**Request**
Quote the whole listing word for word. Do not include the pictures.

**Source material**
======
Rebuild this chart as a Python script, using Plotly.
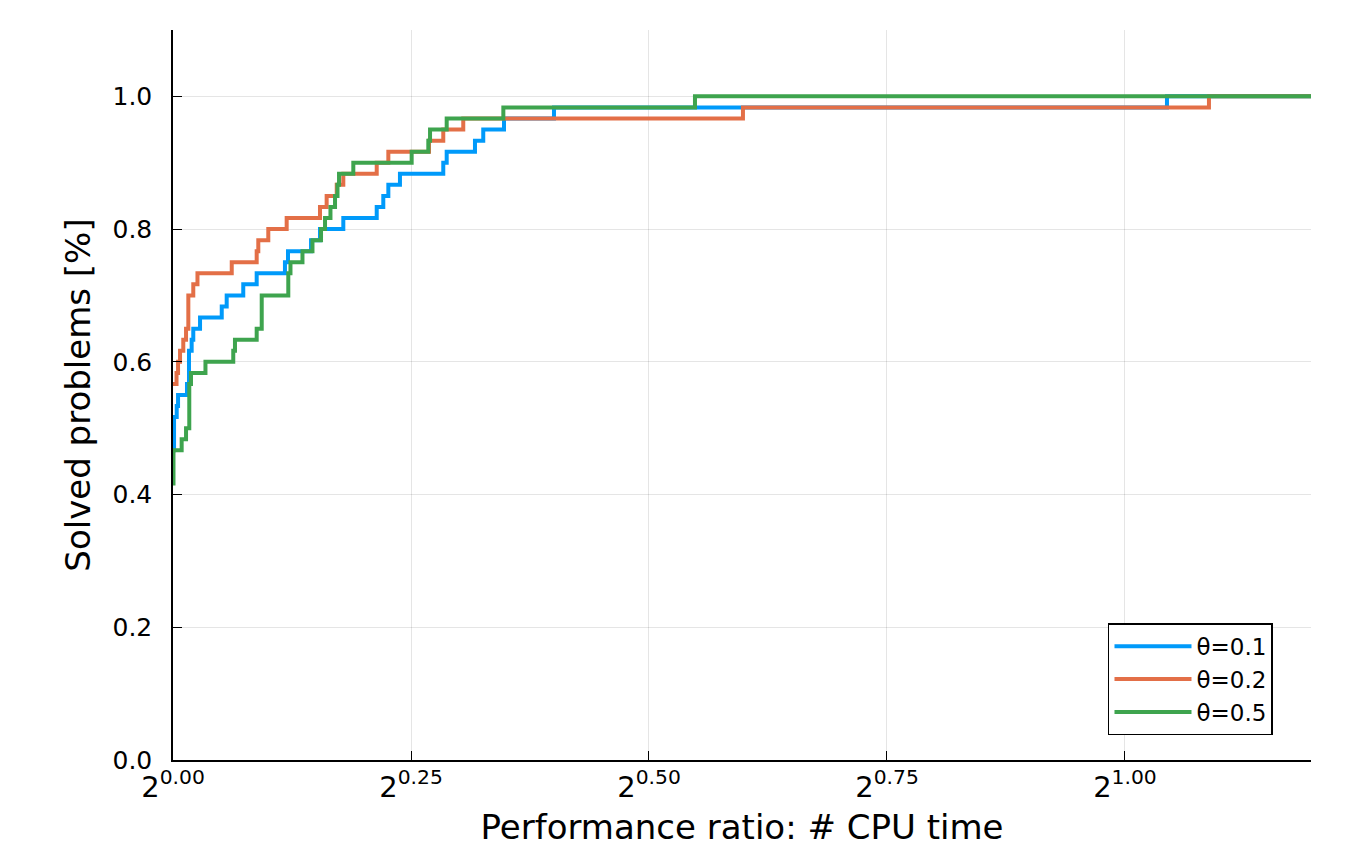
import plotly.graph_objects as go

# log2(performance ratio) where each step begins, and fraction of solved problems
x_theta01 = [0, 0.0011, 0.0039, 0.0053, 0.0147, 0.0168, 0.0196, 0.0213, 0.0284, 0.0512,
             0.0564, 0.0738, 0.0879, 0.1176, 0.1208, 0.1450, 0.1544, 0.1789, 0.2140, 0.2209,
             0.2262, 0.2384, 0.2839, 0.2875, 0.3172, 0.3259, 0.3477, 0.4002, 1.0441, 1.1954]
y_theta01 = [0.4667, 0.5167, 0.5333, 0.55, 0.5667, 0.6167, 0.6333, 0.65, 0.6667, 0.6833,
             0.7, 0.7167, 0.7333, 0.75, 0.7667, 0.7833, 0.8, 0.8167, 0.8333, 0.85,
             0.8667, 0.8833, 0.9, 0.9167, 0.9333, 0.95, 0.9667, 0.9833, 1.0, 1.0]

x_theta02 = [0, 0.0037, 0.0053, 0.0074, 0.0108, 0.0137, 0.0161, 0.0213, 0.0257, 0.0617,
             0.0879, 0.0896, 0.1001, 0.1194, 0.1544, 0.1614, 0.1720, 0.1789, 0.2140, 0.2262,
             0.2689, 0.2839, 0.3049, 0.5987, 1.0882, 1.1954]
y_theta02 = [0.5667, 0.5833, 0.6, 0.6167, 0.6333, 0.65, 0.7, 0.7167, 0.7333, 0.75,
             0.7667, 0.7833, 0.8, 0.8167, 0.8333, 0.85, 0.8667, 0.8833, 0.9, 0.9167,
             0.9333, 0.95, 0.9667, 0.9833, 1.0, 1.0]

x_theta05 = [0, 0.0005, 0.0091, 0.0137, 0.0171, 0.0189, 0.0341, 0.0633, 0.0651, 0.0879,
             0.0932, 0.1211, 0.1234, 0.1360, 0.1465, 0.1555, 0.1597, 0.1654, 0.1702, 0.1728,
             0.1744, 0.1894, 0.2507, 0.2682, 0.2700, 0.2875, 0.3470, 0.5483, 1.1954]
y_theta05 = [0.4167, 0.4667, 0.4833, 0.5, 0.5667, 0.5833, 0.6, 0.6167, 0.6333, 0.65,
             0.7, 0.7333, 0.75, 0.7667, 0.7833, 0.8, 0.8167, 0.8333, 0.85, 0.8667,
             0.8833, 0.9, 0.9167, 0.9333, 0.95, 0.9667, 0.9833, 1.0, 1.0]

series_names = ["θ=0.1", "θ=0.2", "θ=0.5"]
series_colors = ["#009AFA", "#E36F47", "#3EA44E"]

x_tickvals = [0, 0.25, 0.5, 0.75, 1.0]
x_ticktext = ["2<sup>0.00</sup>", "2<sup>0.25</sup>", "2<sup>0.50</sup>", "2<sup>0.75</sup>", "2<sup>1.00</sup>"]
y_tickvals = [0.0, 0.2, 0.4, 0.6, 0.8, 1.0]
y_ticktext = ["0.0", "0.2", "0.4", "0.6", "0.8", "1.0"]

FONT = "DejaVu Sans"

fig = go.Figure()
for xs, ys, name, color in zip([x_theta01, x_theta02, x_theta05],
                               [y_theta01, y_theta02, y_theta05],
                               series_names, series_colors):
    fig.add_trace(go.Scatter(x=xs, y=ys, mode="lines", name=name,
                             line=dict(color=color, width=4, shape="hv")))

axis_common = dict(
    showline=True, linecolor="black", linewidth=1.5,
    ticks="inside", ticklen=9, tickwidth=1.2, tickcolor="black",
    showgrid=True, gridcolor="rgba(0,0,0,0.1)", gridwidth=1,
    zeroline=False, mirror=False, automargin=False,
)

fig.update_layout(
    width=1330, height=839,
    margin=dict(l=165, r=27, t=22, b=87),
    paper_bgcolor="white", plot_bgcolor="white",
    font=dict(family=FONT, color="black"),
    xaxis=dict(range=[0, 1.1954], tickvals=x_tickvals, ticktext=x_ticktext,
               tickfont=dict(size=29, family=FONT),
               title=dict(text="Performance ratio: # CPU time", font=dict(size=34, family=FONT), standoff=17),
               **axis_common),
    yaxis=dict(range=[0, 1.1], tickvals=y_tickvals, ticktext=y_ticktext,
               tickfont=dict(size=25, family=FONT), ticklabelstandoff=14,
               title=dict(text="Solved problems [%]", font=dict(size=34, family=FONT), standoff=12),
               **axis_common),
    legend=dict(x=0.9666, y=0.034, xanchor="right", yanchor="bottom",
                bordercolor="black", borderwidth=1.5, bgcolor="white",
                font=dict(size=23, family=FONT), tracegroupgap=0, itemwidth=77),
    showlegend=True,
)

fig.write_html("out.html")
======
**Exercise answer**
Rebuild this chart as a Python script, using Plotly.
import plotly.graph_objects as go

# log2(performance ratio) where each step begins, and fraction of solved problems
x_theta01 = [0, 0.0011, 0.0039, 0.0053, 0.0147, 0.0168, 0.0196, 0.0213, 0.0284, 0.0512,
             0.0564, 0.0738, 0.0879, 0.1176, 0.1208, 0.1450, 0.1544, 0.1789, 0.2140, 0.2209,
             0.2262, 0.2384, 0.2839, 0.2875, 0.3172, 0.3259, 0.3477, 0.4002, 1.0441, 1.1954]
y_theta01 = [0.4667, 0.5167, 0.5333, 0.55, 0.5667, 0.6167, 0.6333, 0.65, 0.6667, 0.6833,
             0.7, 0.7167, 0.7333, 0.75, 0.7667, 0.7833, 0.8, 0.8167, 0.8333, 0.85,
             0.8667, 0.8833, 0.9, 0.9167, 0.9333, 0.95, 0.9667, 0.9833, 1.0, 1.0]

x_theta02 = [0, 0.0037, 0.0053, 0.0074, 0.0108, 0.0137, 0.0161, 0.0213, 0.0257, 0.0617,
             0.0879, 0.0896, 0.1001, 0.1194, 0.1544, 0.1614, 0.1720, 0.1789, 0.2140, 0.2262,
             0.2689, 0.2839, 0.3049, 0.5987, 1.0882, 1.1954]
y_theta02 = [0.5667, 0.5833, 0.6, 0.6167, 0.6333, 0.65, 0.7, 0.7167, 0.7333, 0.75,
             0.7667, 0.7833, 0.8, 0.8167, 0.8333, 0.85, 0.8667, 0.8833, 0.9, 0.9167,
             0.9333, 0.95, 0.9667, 0.9833, 1.0, 1.0]

x_theta05 = [0, 0.0005, 0.0091, 0.0137, 0.0171, 0.0189, 0.0341, 0.0633, 0.0651, 0.0879,
             0.0932, 0.1211, 0.1234, 0.1360, 0.1465, 0.1555, 0.1597, 0.1654, 0.1702, 0.1728,
             0.1744, 0.1894, 0.2507, 0.2682, 0.2700, 0.2875, 0.3470, 0.5483, 1.1954]
y_theta05 = [0.4167, 0.4667, 0.4833, 0.5, 0.5667, 0.5833, 0.6, 0.6167, 0.6333, 0.65,
             0.7, 0.7333, 0.75, 0.7667, 0.7833, 0.8, 0.8167, 0.8333, 0.85, 0.8667,
             0.8833, 0.9, 0.9167, 0.9333, 0.95, 0.9667, 0.9833, 1.0, 1.0]

series_names = ["θ=0.1", "θ=0.2", "θ=0.5"]
series_colors = ["#009AFA", "#E36F47", "#3EA44E"]

x_tickvals = [0, 0.25, 0.5, 0.75, 1.0]
x_ticktext = ["2<sup>0.00</sup>", "2<sup>0.25</sup>", "2<sup>0.50</sup>", "2<sup>0.75</sup>", "2<sup>1.00</sup>"]
y_tickvals = [0.0, 0.2, 0.4, 0.6, 0.8, 1.0]
y_ticktext = ["0.0", "0.2", "0.4", "0.6", "0.8", "1.0"]

FONT = "DejaVu Sans"

fig = go.Figure()
for xs, ys, name, color in zip([x_theta01, x_theta02, x_theta05],
                               [y_theta01, y_theta02, y_theta05],
                               series_names, series_colors):
    fig.add_trace(go.Scatter(x=xs, y=ys, mode="lines", name=name,
                             line=dict(color=color, width=4, shape="hv")))

axis_common = dict(
    showline=True, linecolor="black", linewidth=1.5,
    ticks="inside", ticklen=9, tickwidth=1.2, tickcolor="black",
    showgrid=True, gridcolor="rgba(0,0,0,0.1)", gridwidth=1,
    zeroline=False, mirror=False, automargin=False,
)

fig.update_layout(
    width=1330, height=839,
    margin=dict(l=165, r=27, t=22, b=87),
    paper_bgcolor="white", plot_bgcolor="white",
    font=dict(family=FONT, color="black"),
    xaxis=dict(range=[0, 1.1954], tickvals=x_tickvals, ticktext=x_ticktext,
               tickfont=dict(size=29, family=FONT),
               title=dict(text="Performance ratio: # CPU time", font=dict(size=34, family=FONT), standoff=17),
               **axis_common),
    yaxis=dict(range=[0, 1.1], tickvals=y_tickvals, ticktext=y_ticktext,
               tickfont=dict(size=25, family=FONT), ticklabelstandoff=14,
               title=dict(text="Solved problems [%]", font=dict(size=34, family=FONT), standoff=12),
               **axis_common),
    legend=dict(x=0.9666, y=0.034, xanchor="right", yanchor="bottom",
                bordercolor="black", borderwidth=1.5, bgcolor="white",
                font=dict(size=23, family=FONT), tracegroupgap=0, itemwidth=77),
    showlegend=True,
)

fig.write_html("out.html")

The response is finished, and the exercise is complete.